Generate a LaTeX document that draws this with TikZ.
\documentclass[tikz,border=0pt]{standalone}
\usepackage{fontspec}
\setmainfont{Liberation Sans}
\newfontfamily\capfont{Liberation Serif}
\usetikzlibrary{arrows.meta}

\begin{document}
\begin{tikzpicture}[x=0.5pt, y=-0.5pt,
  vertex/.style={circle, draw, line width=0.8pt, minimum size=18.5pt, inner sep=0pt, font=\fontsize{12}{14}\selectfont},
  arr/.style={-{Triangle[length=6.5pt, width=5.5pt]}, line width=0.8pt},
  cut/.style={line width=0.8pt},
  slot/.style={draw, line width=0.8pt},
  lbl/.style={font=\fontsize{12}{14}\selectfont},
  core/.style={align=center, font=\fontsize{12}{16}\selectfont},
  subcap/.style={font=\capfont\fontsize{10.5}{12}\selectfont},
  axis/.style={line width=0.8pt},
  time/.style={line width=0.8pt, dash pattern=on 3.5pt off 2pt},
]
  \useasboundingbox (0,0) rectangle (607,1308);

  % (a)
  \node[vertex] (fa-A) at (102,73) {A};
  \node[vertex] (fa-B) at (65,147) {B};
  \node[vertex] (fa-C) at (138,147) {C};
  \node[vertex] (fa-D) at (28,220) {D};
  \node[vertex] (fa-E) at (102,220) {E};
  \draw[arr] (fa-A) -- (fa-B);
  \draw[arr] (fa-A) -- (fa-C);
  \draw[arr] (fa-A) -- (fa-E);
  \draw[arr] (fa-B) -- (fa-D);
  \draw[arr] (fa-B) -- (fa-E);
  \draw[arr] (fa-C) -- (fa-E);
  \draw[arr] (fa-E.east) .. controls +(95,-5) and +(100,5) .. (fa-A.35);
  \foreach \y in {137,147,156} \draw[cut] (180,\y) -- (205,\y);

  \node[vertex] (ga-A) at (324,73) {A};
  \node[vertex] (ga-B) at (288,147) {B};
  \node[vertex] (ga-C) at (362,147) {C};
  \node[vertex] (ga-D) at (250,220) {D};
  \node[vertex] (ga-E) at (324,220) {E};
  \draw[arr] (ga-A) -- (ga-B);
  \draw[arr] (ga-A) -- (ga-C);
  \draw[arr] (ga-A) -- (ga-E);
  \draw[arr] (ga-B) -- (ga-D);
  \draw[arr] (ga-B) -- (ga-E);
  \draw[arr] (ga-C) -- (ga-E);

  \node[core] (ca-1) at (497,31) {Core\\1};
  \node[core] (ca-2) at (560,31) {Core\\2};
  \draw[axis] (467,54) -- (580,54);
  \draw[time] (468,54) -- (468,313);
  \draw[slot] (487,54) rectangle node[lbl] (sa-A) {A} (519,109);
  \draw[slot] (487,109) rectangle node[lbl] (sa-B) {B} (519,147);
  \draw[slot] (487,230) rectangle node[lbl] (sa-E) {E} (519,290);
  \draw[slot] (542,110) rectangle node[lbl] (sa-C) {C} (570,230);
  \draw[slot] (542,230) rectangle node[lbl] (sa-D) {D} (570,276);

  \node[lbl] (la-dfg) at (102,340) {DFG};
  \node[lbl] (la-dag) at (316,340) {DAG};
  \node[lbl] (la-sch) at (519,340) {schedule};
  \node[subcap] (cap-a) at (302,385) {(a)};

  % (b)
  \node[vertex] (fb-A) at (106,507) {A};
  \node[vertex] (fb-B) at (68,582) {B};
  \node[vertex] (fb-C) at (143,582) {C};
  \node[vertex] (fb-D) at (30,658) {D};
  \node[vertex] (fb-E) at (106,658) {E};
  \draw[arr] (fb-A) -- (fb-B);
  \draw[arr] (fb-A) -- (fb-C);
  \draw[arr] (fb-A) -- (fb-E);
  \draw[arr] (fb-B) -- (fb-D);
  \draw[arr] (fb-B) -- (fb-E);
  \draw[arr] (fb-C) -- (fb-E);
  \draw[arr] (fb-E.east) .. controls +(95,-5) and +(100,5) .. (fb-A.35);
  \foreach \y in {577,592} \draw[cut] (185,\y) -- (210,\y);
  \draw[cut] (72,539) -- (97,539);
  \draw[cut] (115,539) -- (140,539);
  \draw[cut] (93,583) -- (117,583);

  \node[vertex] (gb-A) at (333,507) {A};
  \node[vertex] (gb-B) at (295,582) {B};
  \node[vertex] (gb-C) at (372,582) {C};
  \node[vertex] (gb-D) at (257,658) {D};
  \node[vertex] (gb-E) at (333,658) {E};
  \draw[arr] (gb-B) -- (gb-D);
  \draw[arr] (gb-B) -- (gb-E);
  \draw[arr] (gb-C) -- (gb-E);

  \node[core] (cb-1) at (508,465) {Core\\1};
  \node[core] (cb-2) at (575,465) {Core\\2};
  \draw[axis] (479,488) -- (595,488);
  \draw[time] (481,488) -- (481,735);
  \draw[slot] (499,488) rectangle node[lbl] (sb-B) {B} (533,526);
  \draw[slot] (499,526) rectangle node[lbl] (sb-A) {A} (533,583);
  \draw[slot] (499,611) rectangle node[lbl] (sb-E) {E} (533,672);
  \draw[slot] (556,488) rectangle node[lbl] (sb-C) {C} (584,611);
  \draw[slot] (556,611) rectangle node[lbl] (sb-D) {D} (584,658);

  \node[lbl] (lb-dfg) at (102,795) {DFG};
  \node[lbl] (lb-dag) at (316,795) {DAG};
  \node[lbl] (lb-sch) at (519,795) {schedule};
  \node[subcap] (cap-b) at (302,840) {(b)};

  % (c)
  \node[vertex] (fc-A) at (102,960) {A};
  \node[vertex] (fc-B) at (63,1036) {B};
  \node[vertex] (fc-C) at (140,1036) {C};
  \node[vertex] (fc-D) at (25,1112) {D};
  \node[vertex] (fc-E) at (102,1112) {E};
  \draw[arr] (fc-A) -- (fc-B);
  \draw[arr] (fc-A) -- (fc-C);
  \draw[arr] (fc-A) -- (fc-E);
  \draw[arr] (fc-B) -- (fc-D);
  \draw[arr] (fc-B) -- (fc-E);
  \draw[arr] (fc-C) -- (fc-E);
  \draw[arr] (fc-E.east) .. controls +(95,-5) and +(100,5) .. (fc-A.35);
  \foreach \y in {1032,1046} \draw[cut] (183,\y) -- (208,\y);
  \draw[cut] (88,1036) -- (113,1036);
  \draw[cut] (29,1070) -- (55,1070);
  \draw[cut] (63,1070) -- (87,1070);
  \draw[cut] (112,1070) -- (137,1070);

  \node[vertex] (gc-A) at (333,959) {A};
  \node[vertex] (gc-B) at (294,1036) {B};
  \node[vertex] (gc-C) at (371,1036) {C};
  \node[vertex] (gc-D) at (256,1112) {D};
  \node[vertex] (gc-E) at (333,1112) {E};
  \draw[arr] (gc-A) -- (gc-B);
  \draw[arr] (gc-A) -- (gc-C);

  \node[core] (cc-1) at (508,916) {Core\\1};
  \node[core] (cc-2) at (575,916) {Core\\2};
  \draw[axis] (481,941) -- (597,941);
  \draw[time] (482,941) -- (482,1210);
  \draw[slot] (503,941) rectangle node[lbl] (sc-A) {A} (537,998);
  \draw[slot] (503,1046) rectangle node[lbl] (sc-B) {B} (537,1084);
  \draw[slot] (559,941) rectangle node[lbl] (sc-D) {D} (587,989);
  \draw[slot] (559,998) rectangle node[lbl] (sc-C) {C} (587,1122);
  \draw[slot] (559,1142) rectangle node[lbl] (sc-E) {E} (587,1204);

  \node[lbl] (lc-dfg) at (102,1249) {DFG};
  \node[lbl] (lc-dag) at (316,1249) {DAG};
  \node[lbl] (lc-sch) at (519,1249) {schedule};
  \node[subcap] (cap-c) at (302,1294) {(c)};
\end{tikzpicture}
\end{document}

· · · · ·

- YOUR TASK: Output all of the data again, exactly.

- TASK RESPONSE:
Generate a LaTeX document that draws this with TikZ.
\documentclass[tikz,border=0pt]{standalone}
\usepackage{fontspec}
\setmainfont{Liberation Sans}
\newfontfamily\capfont{Liberation Serif}
\usetikzlibrary{arrows.meta}

\begin{document}
\begin{tikzpicture}[x=0.5pt, y=-0.5pt,
  vertex/.style={circle, draw, line width=0.8pt, minimum size=18.5pt, inner sep=0pt, font=\fontsize{12}{14}\selectfont},
  arr/.style={-{Triangle[length=6.5pt, width=5.5pt]}, line width=0.8pt},
  cut/.style={line width=0.8pt},
  slot/.style={draw, line width=0.8pt},
  lbl/.style={font=\fontsize{12}{14}\selectfont},
  core/.style={align=center, font=\fontsize{12}{16}\selectfont},
  subcap/.style={font=\capfont\fontsize{10.5}{12}\selectfont},
  axis/.style={line width=0.8pt},
  time/.style={line width=0.8pt, dash pattern=on 3.5pt off 2pt},
]
  \useasboundingbox (0,0) rectangle (607,1308);

  % (a)
  \node[vertex] (fa-A) at (102,73) {A};
  \node[vertex] (fa-B) at (65,147) {B};
  \node[vertex] (fa-C) at (138,147) {C};
  \node[vertex] (fa-D) at (28,220) {D};
  \node[vertex] (fa-E) at (102,220) {E};
  \draw[arr] (fa-A) -- (fa-B);
  \draw[arr] (fa-A) -- (fa-C);
  \draw[arr] (fa-A) -- (fa-E);
  \draw[arr] (fa-B) -- (fa-D);
  \draw[arr] (fa-B) -- (fa-E);
  \draw[arr] (fa-C) -- (fa-E);
  \draw[arr] (fa-E.east) .. controls +(95,-5) and +(100,5) .. (fa-A.35);
  \foreach \y in {137,147,156} \draw[cut] (180,\y) -- (205,\y);

  \node[vertex] (ga-A) at (324,73) {A};
  \node[vertex] (ga-B) at (288,147) {B};
  \node[vertex] (ga-C) at (362,147) {C};
  \node[vertex] (ga-D) at (250,220) {D};
  \node[vertex] (ga-E) at (324,220) {E};
  \draw[arr] (ga-A) -- (ga-B);
  \draw[arr] (ga-A) -- (ga-C);
  \draw[arr] (ga-A) -- (ga-E);
  \draw[arr] (ga-B) -- (ga-D);
  \draw[arr] (ga-B) -- (ga-E);
  \draw[arr] (ga-C) -- (ga-E);

  \node[core] (ca-1) at (497,31) {Core\\1};
  \node[core] (ca-2) at (560,31) {Core\\2};
  \draw[axis] (467,54) -- (580,54);
  \draw[time] (468,54) -- (468,313);
  \draw[slot] (487,54) rectangle node[lbl] (sa-A) {A} (519,109);
  \draw[slot] (487,109) rectangle node[lbl] (sa-B) {B} (519,147);
  \draw[slot] (487,230) rectangle node[lbl] (sa-E) {E} (519,290);
  \draw[slot] (542,110) rectangle node[lbl] (sa-C) {C} (570,230);
  \draw[slot] (542,230) rectangle node[lbl] (sa-D) {D} (570,276);

  \node[lbl] (la-dfg) at (102,340) {DFG};
  \node[lbl] (la-dag) at (316,340) {DAG};
  \node[lbl] (la-sch) at (519,340) {schedule};
  \node[subcap] (cap-a) at (302,385) {(a)};

  % (b)
  \node[vertex] (fb-A) at (106,507) {A};
  \node[vertex] (fb-B) at (68,582) {B};
  \node[vertex] (fb-C) at (143,582) {C};
  \node[vertex] (fb-D) at (30,658) {D};
  \node[vertex] (fb-E) at (106,658) {E};
  \draw[arr] (fb-A) -- (fb-B);
  \draw[arr] (fb-A) -- (fb-C);
  \draw[arr] (fb-A) -- (fb-E);
  \draw[arr] (fb-B) -- (fb-D);
  \draw[arr] (fb-B) -- (fb-E);
  \draw[arr] (fb-C) -- (fb-E);
  \draw[arr] (fb-E.east) .. controls +(95,-5) and +(100,5) .. (fb-A.35);
  \foreach \y in {577,592} \draw[cut] (185,\y) -- (210,\y);
  \draw[cut] (72,539) -- (97,539);
  \draw[cut] (115,539) -- (140,539);
  \draw[cut] (93,583) -- (117,583);

  \node[vertex] (gb-A) at (333,507) {A};
  \node[vertex] (gb-B) at (295,582) {B};
  \node[vertex] (gb-C) at (372,582) {C};
  \node[vertex] (gb-D) at (257,658) {D};
  \node[vertex] (gb-E) at (333,658) {E};
  \draw[arr] (gb-B) -- (gb-D);
  \draw[arr] (gb-B) -- (gb-E);
  \draw[arr] (gb-C) -- (gb-E);

  \node[core] (cb-1) at (508,465) {Core\\1};
  \node[core] (cb-2) at (575,465) {Core\\2};
  \draw[axis] (479,488) -- (595,488);
  \draw[time] (481,488) -- (481,735);
  \draw[slot] (499,488) rectangle node[lbl] (sb-B) {B} (533,526);
  \draw[slot] (499,526) rectangle node[lbl] (sb-A) {A} (533,583);
  \draw[slot] (499,611) rectangle node[lbl] (sb-E) {E} (533,672);
  \draw[slot] (556,488) rectangle node[lbl] (sb-C) {C} (584,611);
  \draw[slot] (556,611) rectangle node[lbl] (sb-D) {D} (584,658);

  \node[lbl] (lb-dfg) at (102,795) {DFG};
  \node[lbl] (lb-dag) at (316,795) {DAG};
  \node[lbl] (lb-sch) at (519,795) {schedule};
  \node[subcap] (cap-b) at (302,840) {(b)};

  % (c)
  \node[vertex] (fc-A) at (102,960) {A};
  \node[vertex] (fc-B) at (63,1036) {B};
  \node[vertex] (fc-C) at (140,1036) {C};
  \node[vertex] (fc-D) at (25,1112) {D};
  \node[vertex] (fc-E) at (102,1112) {E};
  \draw[arr] (fc-A) -- (fc-B);
  \draw[arr] (fc-A) -- (fc-C);
  \draw[arr] (fc-A) -- (fc-E);
  \draw[arr] (fc-B) -- (fc-D);
  \draw[arr] (fc-B) -- (fc-E);
  \draw[arr] (fc-C) -- (fc-E);
  \draw[arr] (fc-E.east) .. controls +(95,-5) and +(100,5) .. (fc-A.35);
  \foreach \y in {1032,1046} \draw[cut] (183,\y) -- (208,\y);
  \draw[cut] (88,1036) -- (113,1036);
  \draw[cut] (29,1070) -- (55,1070);
  \draw[cut] (63,1070) -- (87,1070);
  \draw[cut] (112,1070) -- (137,1070);

  \node[vertex] (gc-A) at (333,959) {A};
  \node[vertex] (gc-B) at (294,1036) {B};
  \node[vertex] (gc-C) at (371,1036) {C};
  \node[vertex] (gc-D) at (256,1112) {D};
  \node[vertex] (gc-E) at (333,1112) {E};
  \draw[arr] (gc-A) -- (gc-B);
  \draw[arr] (gc-A) -- (gc-C);

  \node[core] (cc-1) at (508,916) {Core\\1};
  \node[core] (cc-2) at (575,916) {Core\\2};
  \draw[axis] (481,941) -- (597,941);
  \draw[time] (482,941) -- (482,1210);
  \draw[slot] (503,941) rectangle node[lbl] (sc-A) {A} (537,998);
  \draw[slot] (503,1046) rectangle node[lbl] (sc-B) {B} (537,1084);
  \draw[slot] (559,941) rectangle node[lbl] (sc-D) {D} (587,989);
  \draw[slot] (559,998) rectangle node[lbl] (sc-C) {C} (587,1122);
  \draw[slot] (559,1142) rectangle node[lbl] (sc-E) {E} (587,1204);

  \node[lbl] (lc-dfg) at (102,1249) {DFG};
  \node[lbl] (lc-dag) at (316,1249) {DAG};
  \node[lbl] (lc-sch) at (519,1249) {schedule};
  \node[subcap] (cap-c) at (302,1294) {(c)};
\end{tikzpicture}
\end{document}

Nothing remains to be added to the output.